▶ **Data block**
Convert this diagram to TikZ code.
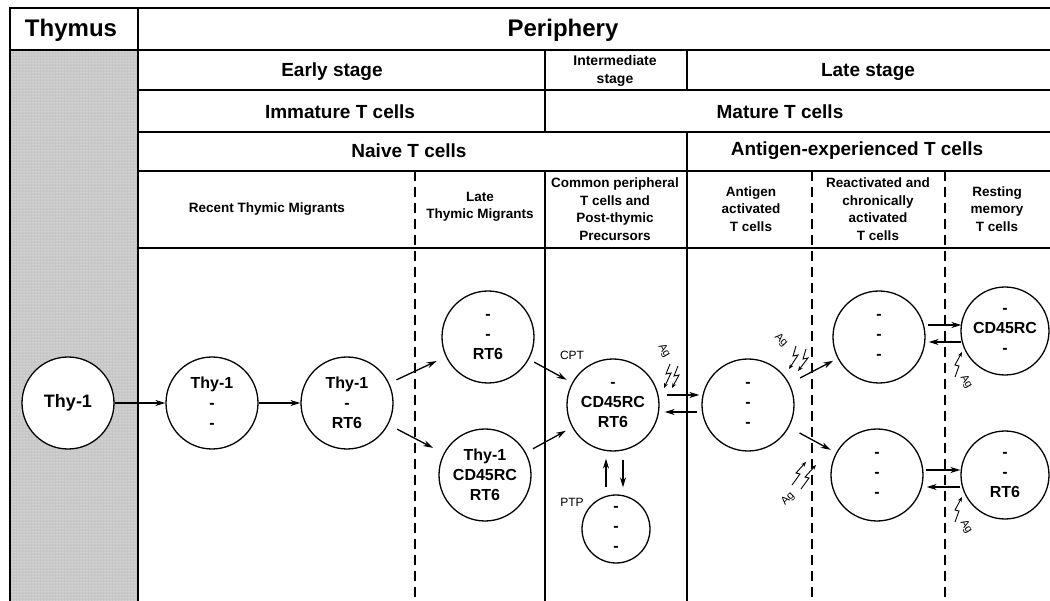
\documentclass[tikz,border=0pt]{standalone}
\usepackage{fontspec}
\setmainfont{Liberation Sans}
\usepackage{tikz}
\usetikzlibrary{arrows.meta,patterns,positioning}

\begin{document}
\begin{tikzpicture}[
				x=1pt, y=-1pt,
				node distance={135pt},
				thick,
				frame/.style = {line width=1.6pt},
				split/.style = {line width=1.3pt, dash pattern=on 10pt off 6pt},
				cell/.style = {draw, circle, fill=white, line width=1.3pt, minimum size=92pt, inner sep=0pt,
					align=center, font=\fontsize{16}{20}\selectfont\bfseries},
				big/.style = {font=\fontsize{24}{28}\selectfont\bfseries},
				head/.style = {font=\fontsize{19}{22}\selectfont\bfseries},
				sub/.style = {font=\fontsize{13.5}{17.5}\selectfont\bfseries, align=center},
				tag/.style = {font=\fontsize{12}{13}\selectfont},
				ag/.style = {font=\fontsize{11}{12}\selectfont, inner sep=0pt},
				arrow/.style = {-{Stealth[length=10pt, width=6pt]}, line width=1.3pt},
				bolt/.style = {-{Stealth[length=5pt, width=4pt]}, line width=0.9pt}
				]
				\useasboundingbox (0,0) rectangle (1050,601);
				
				% thymus column
				\fill[black!22] (10,50) rectangle (138,601);
				\fill[pattern=dots, pattern color=white] (10,50) rectangle (138,601);
				
				% table lines
				\draw[frame] (10,601) -- (10,8) -- (1050,8);
				\draw[frame] (10,50) -- (1050,50);
				\draw[frame, line width=2.6pt] (138,8) -- (138,601);
				\foreach \y in {90,132,171,248}
					\draw[frame] (138,\y) -- (1050,\y);
				\draw[frame] (545,50) -- (545,132);
				\draw[frame] (545,171) -- (545,601);
				\draw[frame] (687,50) -- (687,90);
				\draw[frame] (687,132) -- (687,601);
				\foreach \x in {415,812,945}
					\draw[split] (\x,171) -- (\x,601);
				
				% headings
				\node[big] (thymus) at (71,30) {Thymus};
				\node[big] (periphery) at (563,30) {Periphery};
				\node[head] (early) at (332,72) {Early stage};
				\node[sub, font=\fontsize{14}{18}\selectfont\bfseries] (inter) at (615,71) {Intermediate\\stage};
				\node[head] (late) at (868,72) {Late stage};
				\node[head] (immature) at (340,112) {Immature T cells};
				\node[head] (mature) at (780,112) {Mature T cells};
				\node[head] (naive) at (409,151) {Naive T cells};
				\node[head] (experienced) at (857,151) {Antigen-experienced T cells};
				
				\node[sub] (rtmhead) at (267,209) {Recent Thymic Migrants};
				\node[sub] (ltmhead) at (480,207) {Late\\Thymic Migrants};
				\node[sub] (cpthead) at (615,209) {Common peripheral\\T cells and\\Post-thymic\\Precursors};
				\node[sub] (aahead) at (751,209) {Antigen\\activated\\T cells};
				\node[sub] (rahead) at (878,209) {Reactivated and\\chronically\\activated\\T cells};
				\node[sub] (rmhead) at (997,209) {Resting\\memory\\T cells};
				
				% cells
				\node[cell, font=\fontsize{18}{20}\selectfont\bfseries] (thy) at (68,403) {Thy-1};
				\node[cell] (rtm1) at (212,403) {Thy-1\\-\\-};
				\node[cell] (rtm2) [right of=rtm1] {Thy-1\\-\\RT6};
				\node[cell] (ltm1) at (488,337) {-\\-\\RT6};
				\node[cell] (ltm2) at (485,475) {Thy-1\\CD45RC\\RT6};
				\node[cell] (cpt) at (613,405) {-\\CD45RC\\RT6};
				\node[cell, minimum size=68pt] (ptp) at (616,529) {-\\-\\-};
				\node[cell] (aa) at (748,405) {-\\-\\-};
				\node[cell] (rat) at (879,337) {-\\-\\-};
				\node[cell] (rab) at (877,475) {-\\-\\-};
				\node[cell, minimum size=88pt] (rmt) at (1005,331) {-\\CD45RC\\-};
				\node[cell, minimum size=88pt] (rmb) at (1005,475) {-\\-\\RT6};
				
				\node[tag] (cptlab) at (572,355) {CPT};
				\node[tag] (ptplab) at (572,502) {PTP};
				
				% transitions
				\draw[arrow] (thy) -- (rtm1);
				\draw[arrow] (rtm1) -- (rtm2);
				\draw[arrow, shorten <=8pt, shorten >=10pt] (rtm2) -- (ltm1);
				\draw[arrow, shorten <=10pt, shorten >=12pt] (rtm2) -- (ltm2);
				\draw[arrow, shorten <=6pt, shorten >=6pt] (ltm1) -- (cpt);
				\draw[arrow, shorten <=8pt, shorten >=7pt] (ltm2) -- (cpt);
				\draw[arrow] ([shift={(7pt,10pt)}]cpt.east) -- ([shift={(-2pt,10pt)}]aa.west);
				\draw[arrow] ([shift={(-4pt,-7pt)}]aa.west) -- ([shift={(5pt,-7pt)}]cpt.east);
				\draw[arrow, shorten <=7pt, shorten >=7pt] ([xshift=-10pt]ptp.north) -- ([xshift=-7pt]cpt.south);
				\draw[arrow, shorten <=8pt, shorten >=7pt] ([xshift=10pt]cpt.south) -- ([xshift=7pt]ptp.north);
				\draw[arrow, shorten <=12pt, shorten >=5pt] (aa) -- (rat);
				\draw[arrow, shorten <=12pt, shorten >=6pt] (aa) -- (rab);
				\draw[arrow] ([shift={(2pt,12pt)}]rat.east) -- ([shift={(1pt,6pt)}]rmt.west);
				\draw[arrow] ([shift={(1pt,-11pt)}]rmt.west) -- ([shift={(3pt,-5pt)}]rat.east);
				\draw[arrow] ([shift={(2pt,5pt)}]rab.east) -- ([shift={(0pt,5pt)}]rmb.west);
				\draw[arrow] ([shift={(0pt,-12pt)}]rmb.west) -- ([shift={(3pt,-12pt)}]rab.east);
				
				% antigen signals
				\node[ag, rotate=-60] (ag1) at (664,351) {Ag};
				\coordinate (ag1a) at (664,388);
				\coordinate (ag1b) at (672,388);
				\draw[bolt] (670,364) -- ++(-4,10) -- ++(5,-1) -- (ag1a);
				\draw[bolt] (678,366) -- ++(-4,10) -- ++(5,-1) -- (ag1b);
				
				\node[ag, rotate=-45] (ag2) at (781,340) {Ag};
				\coordinate (ag2a) at (789,369);
				\coordinate (ag2b) at (798,371);
				\draw[bolt] (796,346) -- ++(-3,10) -- ++(5,-1) -- (ag2a);
				\draw[bolt] (806,349) -- ++(-3,10) -- ++(5,-1) -- (ag2b);
				
				\node[ag, rotate=45] (ag3) at (788,499) {Ag};
				\coordinate (ag3a) at (806,462);
				\coordinate (ag3b) at (816,465);
				\draw[bolt] (792,485) -- ++(8,-11) -- ++(-4,-1) -- (ag3a);
				\draw[bolt] (801,489) -- ++(8,-11) -- ++(-4,-1) -- (ag3b);
				
				\node[ag, rotate=-60] (ag4) at (966,382) {Ag};
				\coordinate (ag4a) at (962,352);
				\draw[bolt] (955,377) -- (959,366) -- (955,365) -- (ag4a);
				
				\node[ag, rotate=-60] (ag5) at (966,527) {Ag};
				\coordinate (ag5a) at (962,497);
				\draw[bolt] (955,522) -- (959,511) -- (955,510) -- (ag5a);
			\end{tikzpicture}
\end{document}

▶ **Task objective**
Without the pictures, print the whole listing exactly as given.

▶ **Response for this exercise**
Convert this diagram to TikZ code.
\documentclass[tikz,border=0pt]{standalone}
\usepackage{fontspec}
\setmainfont{Liberation Sans}
\usepackage{tikz}
\usetikzlibrary{arrows.meta,patterns,positioning}

\begin{document}
\begin{tikzpicture}[
				x=1pt, y=-1pt,
				node distance={135pt},
				thick,
				frame/.style = {line width=1.6pt},
				split/.style = {line width=1.3pt, dash pattern=on 10pt off 6pt},
				cell/.style = {draw, circle, fill=white, line width=1.3pt, minimum size=92pt, inner sep=0pt,
					align=center, font=\fontsize{16}{20}\selectfont\bfseries},
				big/.style = {font=\fontsize{24}{28}\selectfont\bfseries},
				head/.style = {font=\fontsize{19}{22}\selectfont\bfseries},
				sub/.style = {font=\fontsize{13.5}{17.5}\selectfont\bfseries, align=center},
				tag/.style = {font=\fontsize{12}{13}\selectfont},
				ag/.style = {font=\fontsize{11}{12}\selectfont, inner sep=0pt},
				arrow/.style = {-{Stealth[length=10pt, width=6pt]}, line width=1.3pt},
				bolt/.style = {-{Stealth[length=5pt, width=4pt]}, line width=0.9pt}
				]
				\useasboundingbox (0,0) rectangle (1050,601);
				
				% thymus column
				\fill[black!22] (10,50) rectangle (138,601);
				\fill[pattern=dots, pattern color=white] (10,50) rectangle (138,601);
				
				% table lines
				\draw[frame] (10,601) -- (10,8) -- (1050,8);
				\draw[frame] (10,50) -- (1050,50);
				\draw[frame, line width=2.6pt] (138,8) -- (138,601);
				\foreach \y in {90,132,171,248}
					\draw[frame] (138,\y) -- (1050,\y);
				\draw[frame] (545,50) -- (545,132);
				\draw[frame] (545,171) -- (545,601);
				\draw[frame] (687,50) -- (687,90);
				\draw[frame] (687,132) -- (687,601);
				\foreach \x in {415,812,945}
					\draw[split] (\x,171) -- (\x,601);
				
				% headings
				\node[big] (thymus) at (71,30) {Thymus};
				\node[big] (periphery) at (563,30) {Periphery};
				\node[head] (early) at (332,72) {Early stage};
				\node[sub, font=\fontsize{14}{18}\selectfont\bfseries] (inter) at (615,71) {Intermediate\\stage};
				\node[head] (late) at (868,72) {Late stage};
				\node[head] (immature) at (340,112) {Immature T cells};
				\node[head] (mature) at (780,112) {Mature T cells};
				\node[head] (naive) at (409,151) {Naive T cells};
				\node[head] (experienced) at (857,151) {Antigen-experienced T cells};
				
				\node[sub] (rtmhead) at (267,209) {Recent Thymic Migrants};
				\node[sub] (ltmhead) at (480,207) {Late\\Thymic Migrants};
				\node[sub] (cpthead) at (615,209) {Common peripheral\\T cells and\\Post-thymic\\Precursors};
				\node[sub] (aahead) at (751,209) {Antigen\\activated\\T cells};
				\node[sub] (rahead) at (878,209) {Reactivated and\\chronically\\activated\\T cells};
				\node[sub] (rmhead) at (997,209) {Resting\\memory\\T cells};
				
				% cells
				\node[cell, font=\fontsize{18}{20}\selectfont\bfseries] (thy) at (68,403) {Thy-1};
				\node[cell] (rtm1) at (212,403) {Thy-1\\-\\-};
				\node[cell] (rtm2) [right of=rtm1] {Thy-1\\-\\RT6};
				\node[cell] (ltm1) at (488,337) {-\\-\\RT6};
				\node[cell] (ltm2) at (485,475) {Thy-1\\CD45RC\\RT6};
				\node[cell] (cpt) at (613,405) {-\\CD45RC\\RT6};
				\node[cell, minimum size=68pt] (ptp) at (616,529) {-\\-\\-};
				\node[cell] (aa) at (748,405) {-\\-\\-};
				\node[cell] (rat) at (879,337) {-\\-\\-};
				\node[cell] (rab) at (877,475) {-\\-\\-};
				\node[cell, minimum size=88pt] (rmt) at (1005,331) {-\\CD45RC\\-};
				\node[cell, minimum size=88pt] (rmb) at (1005,475) {-\\-\\RT6};
				
				\node[tag] (cptlab) at (572,355) {CPT};
				\node[tag] (ptplab) at (572,502) {PTP};
				
				% transitions
				\draw[arrow] (thy) -- (rtm1);
				\draw[arrow] (rtm1) -- (rtm2);
				\draw[arrow, shorten <=8pt, shorten >=10pt] (rtm2) -- (ltm1);
				\draw[arrow, shorten <=10pt, shorten >=12pt] (rtm2) -- (ltm2);
				\draw[arrow, shorten <=6pt, shorten >=6pt] (ltm1) -- (cpt);
				\draw[arrow, shorten <=8pt, shorten >=7pt] (ltm2) -- (cpt);
				\draw[arrow] ([shift={(7pt,10pt)}]cpt.east) -- ([shift={(-2pt,10pt)}]aa.west);
				\draw[arrow] ([shift={(-4pt,-7pt)}]aa.west) -- ([shift={(5pt,-7pt)}]cpt.east);
				\draw[arrow, shorten <=7pt, shorten >=7pt] ([xshift=-10pt]ptp.north) -- ([xshift=-7pt]cpt.south);
				\draw[arrow, shorten <=8pt, shorten >=7pt] ([xshift=10pt]cpt.south) -- ([xshift=7pt]ptp.north);
				\draw[arrow, shorten <=12pt, shorten >=5pt] (aa) -- (rat);
				\draw[arrow, shorten <=12pt, shorten >=6pt] (aa) -- (rab);
				\draw[arrow] ([shift={(2pt,12pt)}]rat.east) -- ([shift={(1pt,6pt)}]rmt.west);
				\draw[arrow] ([shift={(1pt,-11pt)}]rmt.west) -- ([shift={(3pt,-5pt)}]rat.east);
				\draw[arrow] ([shift={(2pt,5pt)}]rab.east) -- ([shift={(0pt,5pt)}]rmb.west);
				\draw[arrow] ([shift={(0pt,-12pt)}]rmb.west) -- ([shift={(3pt,-12pt)}]rab.east);
				
				% antigen signals
				\node[ag, rotate=-60] (ag1) at (664,351) {Ag};
				\coordinate (ag1a) at (664,388);
				\coordinate (ag1b) at (672,388);
				\draw[bolt] (670,364) -- ++(-4,10) -- ++(5,-1) -- (ag1a);
				\draw[bolt] (678,366) -- ++(-4,10) -- ++(5,-1) -- (ag1b);
				
				\node[ag, rotate=-45] (ag2) at (781,340) {Ag};
				\coordinate (ag2a) at (789,369);
				\coordinate (ag2b) at (798,371);
				\draw[bolt] (796,346) -- ++(-3,10) -- ++(5,-1) -- (ag2a);
				\draw[bolt] (806,349) -- ++(-3,10) -- ++(5,-1) -- (ag2b);
				
				\node[ag, rotate=45] (ag3) at (788,499) {Ag};
				\coordinate (ag3a) at (806,462);
				\coordinate (ag3b) at (816,465);
				\draw[bolt] (792,485) -- ++(8,-11) -- ++(-4,-1) -- (ag3a);
				\draw[bolt] (801,489) -- ++(8,-11) -- ++(-4,-1) -- (ag3b);
				
				\node[ag, rotate=-60] (ag4) at (966,382) {Ag};
				\coordinate (ag4a) at (962,352);
				\draw[bolt] (955,377) -- (959,366) -- (955,365) -- (ag4a);
				
				\node[ag, rotate=-60] (ag5) at (966,527) {Ag};
				\coordinate (ag5a) at (962,497);
				\draw[bolt] (955,522) -- (959,511) -- (955,510) -- (ag5a);
			\end{tikzpicture}
\end{document}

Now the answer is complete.